* EXERCISE DIRECTIONS
Return only the lines running from the line that holds "Output the Python" to the line that holds "from matplotlib.patches import", including both.
--- START OF DATA SHOWN ---
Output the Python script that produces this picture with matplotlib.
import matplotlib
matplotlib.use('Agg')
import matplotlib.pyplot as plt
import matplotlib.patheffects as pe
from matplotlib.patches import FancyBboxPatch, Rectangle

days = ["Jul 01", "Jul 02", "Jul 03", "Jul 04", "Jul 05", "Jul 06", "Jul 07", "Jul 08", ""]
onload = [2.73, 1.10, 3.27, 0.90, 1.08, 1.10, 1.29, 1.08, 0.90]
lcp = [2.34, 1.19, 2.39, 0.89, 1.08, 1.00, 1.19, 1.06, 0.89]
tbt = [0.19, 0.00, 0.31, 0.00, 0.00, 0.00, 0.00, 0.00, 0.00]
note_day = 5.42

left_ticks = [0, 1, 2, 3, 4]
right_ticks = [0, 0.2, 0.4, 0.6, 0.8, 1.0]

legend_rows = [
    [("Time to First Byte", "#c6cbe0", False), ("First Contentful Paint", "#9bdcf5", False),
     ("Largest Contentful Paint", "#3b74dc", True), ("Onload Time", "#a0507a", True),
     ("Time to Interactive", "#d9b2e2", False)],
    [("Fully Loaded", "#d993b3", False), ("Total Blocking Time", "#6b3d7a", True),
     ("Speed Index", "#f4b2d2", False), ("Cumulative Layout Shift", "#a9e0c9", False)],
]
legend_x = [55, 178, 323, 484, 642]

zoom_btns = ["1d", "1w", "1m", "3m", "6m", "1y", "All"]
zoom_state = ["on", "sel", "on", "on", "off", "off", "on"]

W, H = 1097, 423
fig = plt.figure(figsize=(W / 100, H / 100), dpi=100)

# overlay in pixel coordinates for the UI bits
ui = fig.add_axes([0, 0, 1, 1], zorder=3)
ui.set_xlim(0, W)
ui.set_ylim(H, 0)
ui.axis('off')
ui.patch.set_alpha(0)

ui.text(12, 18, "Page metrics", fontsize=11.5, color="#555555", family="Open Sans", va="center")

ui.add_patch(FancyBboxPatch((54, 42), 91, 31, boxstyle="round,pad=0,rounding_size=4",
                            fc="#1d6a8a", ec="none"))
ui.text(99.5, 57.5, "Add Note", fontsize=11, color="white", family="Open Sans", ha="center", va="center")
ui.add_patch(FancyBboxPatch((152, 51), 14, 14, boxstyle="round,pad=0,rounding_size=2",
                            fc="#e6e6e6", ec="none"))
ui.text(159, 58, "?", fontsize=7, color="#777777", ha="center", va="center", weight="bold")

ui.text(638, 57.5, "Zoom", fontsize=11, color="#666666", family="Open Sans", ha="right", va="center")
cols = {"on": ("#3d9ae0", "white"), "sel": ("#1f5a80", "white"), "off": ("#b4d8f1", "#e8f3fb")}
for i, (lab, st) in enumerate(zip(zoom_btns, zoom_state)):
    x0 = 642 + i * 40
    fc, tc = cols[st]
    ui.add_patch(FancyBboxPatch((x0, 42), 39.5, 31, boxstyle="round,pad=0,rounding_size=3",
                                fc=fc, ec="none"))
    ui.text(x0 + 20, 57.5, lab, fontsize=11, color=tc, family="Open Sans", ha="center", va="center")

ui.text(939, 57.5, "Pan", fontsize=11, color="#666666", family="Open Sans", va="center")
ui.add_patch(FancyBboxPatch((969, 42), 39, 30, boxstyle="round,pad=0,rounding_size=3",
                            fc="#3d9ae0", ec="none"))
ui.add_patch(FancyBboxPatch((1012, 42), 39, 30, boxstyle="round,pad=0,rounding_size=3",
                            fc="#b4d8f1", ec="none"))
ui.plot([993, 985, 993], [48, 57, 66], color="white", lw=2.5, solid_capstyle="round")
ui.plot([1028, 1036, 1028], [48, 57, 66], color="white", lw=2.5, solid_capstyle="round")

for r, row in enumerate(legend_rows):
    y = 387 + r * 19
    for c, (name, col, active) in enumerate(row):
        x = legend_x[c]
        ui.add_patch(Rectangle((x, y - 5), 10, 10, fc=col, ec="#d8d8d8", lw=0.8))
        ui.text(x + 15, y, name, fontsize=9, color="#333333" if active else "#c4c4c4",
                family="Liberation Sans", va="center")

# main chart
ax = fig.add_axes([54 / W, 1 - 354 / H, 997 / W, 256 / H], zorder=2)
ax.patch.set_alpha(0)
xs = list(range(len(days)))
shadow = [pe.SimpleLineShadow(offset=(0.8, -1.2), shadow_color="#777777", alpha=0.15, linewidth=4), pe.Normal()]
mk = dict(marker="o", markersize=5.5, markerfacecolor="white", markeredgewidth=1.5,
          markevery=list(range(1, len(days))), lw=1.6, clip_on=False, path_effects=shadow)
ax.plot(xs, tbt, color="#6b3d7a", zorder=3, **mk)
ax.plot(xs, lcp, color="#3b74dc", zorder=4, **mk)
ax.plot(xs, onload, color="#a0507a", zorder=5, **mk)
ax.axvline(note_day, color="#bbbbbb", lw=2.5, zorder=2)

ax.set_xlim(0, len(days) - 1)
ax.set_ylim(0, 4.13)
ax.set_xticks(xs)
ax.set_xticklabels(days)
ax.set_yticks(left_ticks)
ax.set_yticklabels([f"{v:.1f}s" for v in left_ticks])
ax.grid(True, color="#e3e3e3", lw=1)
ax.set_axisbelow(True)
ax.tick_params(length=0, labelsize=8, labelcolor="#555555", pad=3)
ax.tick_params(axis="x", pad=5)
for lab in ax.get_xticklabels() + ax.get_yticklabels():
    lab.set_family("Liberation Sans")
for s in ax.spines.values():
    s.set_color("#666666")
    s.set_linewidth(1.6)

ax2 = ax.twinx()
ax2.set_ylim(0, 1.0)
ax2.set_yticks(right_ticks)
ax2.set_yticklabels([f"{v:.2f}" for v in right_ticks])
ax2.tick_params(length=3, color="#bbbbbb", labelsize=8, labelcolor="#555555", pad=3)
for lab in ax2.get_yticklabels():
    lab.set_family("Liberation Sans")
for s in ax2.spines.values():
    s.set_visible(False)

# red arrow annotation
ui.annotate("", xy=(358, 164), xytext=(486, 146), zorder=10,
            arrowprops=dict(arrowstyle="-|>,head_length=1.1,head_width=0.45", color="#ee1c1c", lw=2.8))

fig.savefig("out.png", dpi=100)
--- END OF DATA SHOWN ---
--- START OF DATA SHOWN ---
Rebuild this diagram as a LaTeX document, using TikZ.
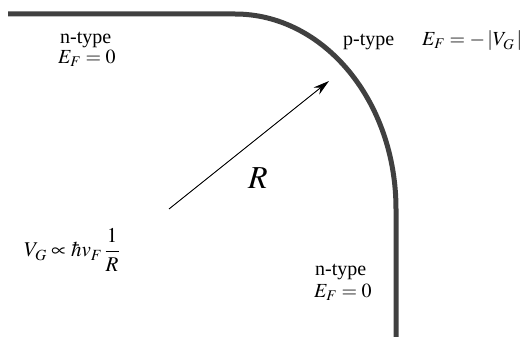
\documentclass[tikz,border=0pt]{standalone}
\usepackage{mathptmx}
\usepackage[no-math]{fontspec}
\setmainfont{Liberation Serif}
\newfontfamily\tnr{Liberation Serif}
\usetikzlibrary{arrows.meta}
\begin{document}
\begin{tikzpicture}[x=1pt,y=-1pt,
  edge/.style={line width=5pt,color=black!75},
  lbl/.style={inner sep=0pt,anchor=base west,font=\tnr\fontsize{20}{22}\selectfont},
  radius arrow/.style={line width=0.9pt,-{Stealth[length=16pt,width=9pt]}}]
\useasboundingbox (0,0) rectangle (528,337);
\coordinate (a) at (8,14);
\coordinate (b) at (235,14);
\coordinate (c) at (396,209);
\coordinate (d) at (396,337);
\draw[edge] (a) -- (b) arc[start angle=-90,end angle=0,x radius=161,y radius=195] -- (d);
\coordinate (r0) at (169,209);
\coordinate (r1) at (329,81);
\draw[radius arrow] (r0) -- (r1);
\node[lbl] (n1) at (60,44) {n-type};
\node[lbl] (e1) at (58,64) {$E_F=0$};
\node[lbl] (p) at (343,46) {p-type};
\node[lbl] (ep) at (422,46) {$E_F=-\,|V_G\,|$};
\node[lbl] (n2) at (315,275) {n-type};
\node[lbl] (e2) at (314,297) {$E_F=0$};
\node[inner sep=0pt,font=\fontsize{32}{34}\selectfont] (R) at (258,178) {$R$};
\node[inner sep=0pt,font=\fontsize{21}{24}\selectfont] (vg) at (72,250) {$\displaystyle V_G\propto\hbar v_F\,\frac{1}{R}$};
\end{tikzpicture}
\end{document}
--- END OF DATA SHOWN ---
* EXERCISE OUTPUT
Output the Python script that produces this picture with matplotlib.
import matplotlib
matplotlib.use('Agg')
import matplotlib.pyplot as plt
import matplotlib.patheffects as pe
from matplotlib.patches import FancyBboxPatch, Rectangle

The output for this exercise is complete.